— BEGIN Data provided —
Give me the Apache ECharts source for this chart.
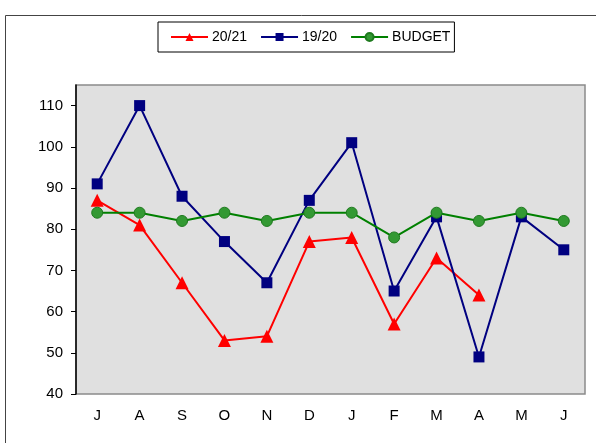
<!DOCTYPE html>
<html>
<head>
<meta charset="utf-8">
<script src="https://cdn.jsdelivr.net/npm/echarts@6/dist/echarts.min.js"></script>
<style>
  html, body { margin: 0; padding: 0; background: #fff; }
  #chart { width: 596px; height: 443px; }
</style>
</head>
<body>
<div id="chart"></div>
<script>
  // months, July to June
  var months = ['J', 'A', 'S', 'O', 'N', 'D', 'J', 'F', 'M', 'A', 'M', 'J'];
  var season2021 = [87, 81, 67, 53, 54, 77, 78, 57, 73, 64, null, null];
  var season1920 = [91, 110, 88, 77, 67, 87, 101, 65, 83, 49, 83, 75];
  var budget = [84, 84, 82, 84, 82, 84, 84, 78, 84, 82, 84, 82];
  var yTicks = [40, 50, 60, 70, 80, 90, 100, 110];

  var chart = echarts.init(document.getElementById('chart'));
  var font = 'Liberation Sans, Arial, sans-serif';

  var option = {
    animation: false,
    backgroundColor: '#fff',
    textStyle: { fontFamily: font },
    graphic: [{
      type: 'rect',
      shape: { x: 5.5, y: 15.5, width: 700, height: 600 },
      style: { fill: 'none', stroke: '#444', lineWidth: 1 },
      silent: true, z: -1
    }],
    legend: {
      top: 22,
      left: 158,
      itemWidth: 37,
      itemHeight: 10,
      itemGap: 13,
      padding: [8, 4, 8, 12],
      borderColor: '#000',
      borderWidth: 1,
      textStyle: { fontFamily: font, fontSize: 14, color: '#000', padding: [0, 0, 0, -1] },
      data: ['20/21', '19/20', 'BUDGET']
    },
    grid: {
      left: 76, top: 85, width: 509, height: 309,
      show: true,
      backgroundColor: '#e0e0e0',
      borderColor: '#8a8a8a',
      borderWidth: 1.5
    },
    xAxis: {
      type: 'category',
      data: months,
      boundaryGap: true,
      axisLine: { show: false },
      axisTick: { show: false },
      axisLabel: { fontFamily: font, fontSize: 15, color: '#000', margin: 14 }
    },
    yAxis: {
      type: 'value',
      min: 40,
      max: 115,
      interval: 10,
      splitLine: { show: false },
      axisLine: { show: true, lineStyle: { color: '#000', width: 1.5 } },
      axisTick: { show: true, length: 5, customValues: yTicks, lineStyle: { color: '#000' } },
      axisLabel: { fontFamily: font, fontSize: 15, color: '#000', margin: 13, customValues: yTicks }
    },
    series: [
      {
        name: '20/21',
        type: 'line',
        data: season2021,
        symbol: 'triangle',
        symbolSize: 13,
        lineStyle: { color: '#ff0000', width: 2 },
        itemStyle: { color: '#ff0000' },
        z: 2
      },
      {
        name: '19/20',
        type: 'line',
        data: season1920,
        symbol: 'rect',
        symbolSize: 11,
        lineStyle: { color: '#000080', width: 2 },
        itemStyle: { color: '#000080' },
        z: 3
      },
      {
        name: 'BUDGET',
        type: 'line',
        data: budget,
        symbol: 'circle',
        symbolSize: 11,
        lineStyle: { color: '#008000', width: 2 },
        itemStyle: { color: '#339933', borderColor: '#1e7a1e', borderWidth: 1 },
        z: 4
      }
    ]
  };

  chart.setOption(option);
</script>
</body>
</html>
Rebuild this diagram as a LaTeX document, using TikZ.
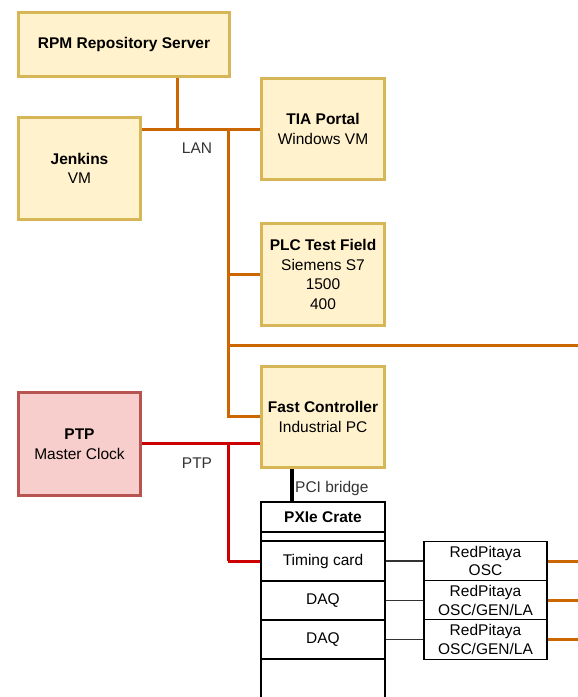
— END Data provided —
Would you mind returning each entry above word for word, skipping the images?

Give me the Apache ECharts source for this chart.
<!DOCTYPE html>
<html>
<head>
<meta charset="utf-8">
<script src="https://cdn.jsdelivr.net/npm/echarts@6/dist/echarts.min.js"></script>
<style>
  html, body { margin: 0; padding: 0; background: #fff; }
  #chart { width: 596px; height: 443px; }
</style>
</head>
<body>
<div id="chart"></div>
<script>
  // months, July to June
  var months = ['J', 'A', 'S', 'O', 'N', 'D', 'J', 'F', 'M', 'A', 'M', 'J'];
  var season2021 = [87, 81, 67, 53, 54, 77, 78, 57, 73, 64, null, null];
  var season1920 = [91, 110, 88, 77, 67, 87, 101, 65, 83, 49, 83, 75];
  var budget = [84, 84, 82, 84, 82, 84, 84, 78, 84, 82, 84, 82];
  var yTicks = [40, 50, 60, 70, 80, 90, 100, 110];

  var chart = echarts.init(document.getElementById('chart'));
  var font = 'Liberation Sans, Arial, sans-serif';

  var option = {
    animation: false,
    backgroundColor: '#fff',
    textStyle: { fontFamily: font },
    graphic: [{
      type: 'rect',
      shape: { x: 5.5, y: 15.5, width: 700, height: 600 },
      style: { fill: 'none', stroke: '#444', lineWidth: 1 },
      silent: true, z: -1
    }],
    legend: {
      top: 22,
      left: 158,
      itemWidth: 37,
      itemHeight: 10,
      itemGap: 13,
      padding: [8, 4, 8, 12],
      borderColor: '#000',
      borderWidth: 1,
      textStyle: { fontFamily: font, fontSize: 14, color: '#000', padding: [0, 0, 0, -1] },
      data: ['20/21', '19/20', 'BUDGET']
    },
    grid: {
      left: 76, top: 85, width: 509, height: 309,
      show: true,
      backgroundColor: '#e0e0e0',
      borderColor: '#8a8a8a',
      borderWidth: 1.5
    },
    xAxis: {
      type: 'category',
      data: months,
      boundaryGap: true,
      axisLine: { show: false },
      axisTick: { show: false },
      axisLabel: { fontFamily: font, fontSize: 15, color: '#000', margin: 14 }
    },
    yAxis: {
      type: 'value',
      min: 40,
      max: 115,
      interval: 10,
      splitLine: { show: false },
      axisLine: { show: true, lineStyle: { color: '#000', width: 1.5 } },
      axisTick: { show: true, length: 5, customValues: yTicks, lineStyle: { color: '#000' } },
      axisLabel: { fontFamily: font, fontSize: 15, color: '#000', margin: 13, customValues: yTicks }
    },
    series: [
      {
        name: '20/21',
        type: 'line',
        data: season2021,
        symbol: 'triangle',
        symbolSize: 13,
        lineStyle: { color: '#ff0000', width: 2 },
        itemStyle: { color: '#ff0000' },
        z: 2
      },
      {
        name: '19/20',
        type: 'line',
        data: season1920,
        symbol: 'rect',
        symbolSize: 11,
        lineStyle: { color: '#000080', width: 2 },
        itemStyle: { color: '#000080' },
        z: 3
      },
      {
        name: 'BUDGET',
        type: 'line',
        data: budget,
        symbol: 'circle',
        symbolSize: 11,
        lineStyle: { color: '#008000', width: 2 },
        itemStyle: { color: '#339933', borderColor: '#1e7a1e', borderWidth: 1 },
        z: 4
      }
    ]
  };

  chart.setOption(option);
</script>
</body>
</html>
Rebuild this diagram as a LaTeX document, using TikZ.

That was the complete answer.